The second eruption happened in 1458. This was originally also estimated to have occurred around 1452 but improved resolution in the ice core data led to the revision to 1458. This has the highest sulfate concentration in the last 700 years but the spike is stronger in Antarctica indicating the eruption was likely in the Southern Hemisphere. Theories for the origin include Kuwae, which is a former landmass near Tongoa that was destroyed by a volcanic eruption in the 15th Century and features in Tongoan folklore.

=== 6th century ===
A volcanic winter began in 536 that was reinforced by subsequent possible eruptions in 540 and 547. It is among the most significant cooling episodes in the Northern Hemisphere in the last 2,000 years and triggered the Late Antique Little Ice Age. In addition to ice cores, sediment cores were useful in narrowing down the time period to 536. Contemporary sources such as the Roman statesman Cassiodorus, Michael the Syrian, Irish annals, Chinese records, and others describe diminished sunlight and crop failures.
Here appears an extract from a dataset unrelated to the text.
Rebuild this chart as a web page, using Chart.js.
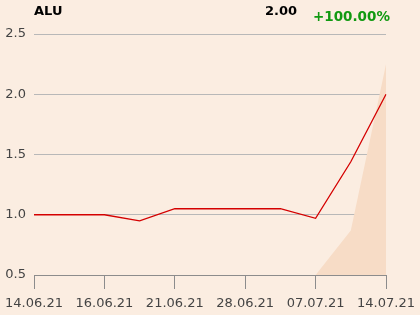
<!DOCTYPE html>
<html>
<head>
<meta charset="utf-8">
<script src="https://cdn.jsdelivr.net/npm/chart.js@4/dist/chart.umd.min.js"></script>
<style>
  html, body { margin: 0; padding: 0; background: #fbede1; }
  #wrap { position: relative; width: 420px; height: 315px; }
  canvas { display: block; }
  .hdr { position: absolute; font-family: "DejaVu Sans", sans-serif; font-weight: bold; font-size: 13px; line-height: 13px; white-space: nowrap; }
</style>
</head>
<body>
<div id="wrap">
  <canvas id="chart" width="420" height="315"></canvas>
  <div class="hdr" id="name" style="left:34px; top:4px; color:#000;"></div>
  <div class="hdr" id="last" style="right:123px; top:4px; color:#000;"></div>
  <div class="hdr" id="change" style="left:313px; top:10px; color:#119911; font-size:13.5px;"></div>
</div>
<script>
// header texts
const stockName = 'ALU';
const lastValue = '2.00';
const changeText = '+100.00%';

// x categories, blanks are points without a printed label
const dates = ['14.06.21', '', '16.06.21', '', '21.06.21', '', '28.06.21', '', '07.07.21', '', '14.07.21'];
// price line
const prices = [1.0, 1.0, 1.0, 0.95, 1.05, 1.05, 1.05, 1.05, 0.97, 1.44, 2.0];
// shaded area behind the line
const shade = [0.5, 0.5, 0.5, 0.5, 0.5, 0.5, 0.5, 0.5, 0.5, 0.87, 2.25];
// y axis range
const yMin = 0.5, yMax = 2.5, yStep = 0.5;

document.getElementById('name').textContent = stockName;
document.getElementById('last').textContent = lastValue;
document.getElementById('change').textContent = changeText;

const ctx = document.getElementById('chart').getContext('2d');
new Chart(ctx, {
    type: 'line',
    data: {
        labels: dates,
        datasets: [{
            data: shade,
            fill: 'start',
            backgroundColor: '#f7dcc6',
            borderWidth: 0,
            pointRadius: 0,
            order: 2
        }, {
            data: prices,
            fill: false,
            borderColor: '#d40000',
            borderWidth: 1.3,
            pointRadius: 0,
            tension: 0,
            order: 1
        }]
    },
    options: {
        responsive: false,
        animation: false,
        layout: { padding: { top: 34, right: 34, left: 0, bottom: 0 } },
        plugins: { legend: { display: false }, tooltip: { enabled: false } },
        scales: {
            x: {
                offset: false,
                afterFit: s => { s.height = 40; },
                border: { display: true, color: '#8c8c8c', width: 1 },
                grid: { drawOnChartArea: false, drawTicks: true, tickLength: 14, color: '#8c8c8c' },
                ticks: {
                    autoSkip: false,
                    maxRotation: 0,
                    padding: 0, // keeps side padding at half a label; the gap comes from lineHeight
                    color: '#444',
                    font: { family: 'DejaVu Sans', size: 13, lineHeight: 2.28 },
                    callback: function (v, i) { return dates[i] ? dates[i] : null; }
                }
            },
            y: {
                min: yMin,
                max: yMax,
                afterFit: s => { s.width = 34; },
                border: { display: false },
                grid: { drawTicks: false, color: '#b8b8b8' },
                ticks: {
                    stepSize: yStep,
                    padding: 8,
                    color: '#444',
                    font: { family: 'DejaVu Sans', size: 13 },
                    callback: v => v.toFixed(1)
                }
            }
        }
    }
});
</script>
</body>
</html>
== Climate and societal impacts ==
One of the strongest signals for an unattributed volcanic eruption can be found in the climate record using ice cores, sediment cores, and tree ring data. The volcanic winter of 536 is the strongest of these with cooling of 2.5 °C (4.5 °F) described. The larger triggered longer-term cooling episodes lasting decades to centuries, often augmented by subsequent eruptions that may come from a mix of unknown and known sources.

Cooling of this magnitude has caused famines that are recorded in the historical record due to widespread crop failures. Contemporary records frequently mention issues such as a "failure of bread", decreased warmth from the sun, and persistent dry fog.

Historians have attributed these famines to broader societal upheavals with varying degrees of acceptance within the broader academic community. A book written by David Keys attempts to link the 536 event to the Plague of Justinian, the fall of the Gupta Empire, and the fall of Teotihuacan. These grander attributions have failed to gain mainstream recognition with archaeologist Ken Dark criticizing the quality of the evidence for all of these events while acknowledging the notability of changes in the world at the time.

The 1452/1453 event brought significant climatic changes just before the fall of Constantinople to the Ottoman Empire and may have played a role through decreased food supply and severe weather conditions.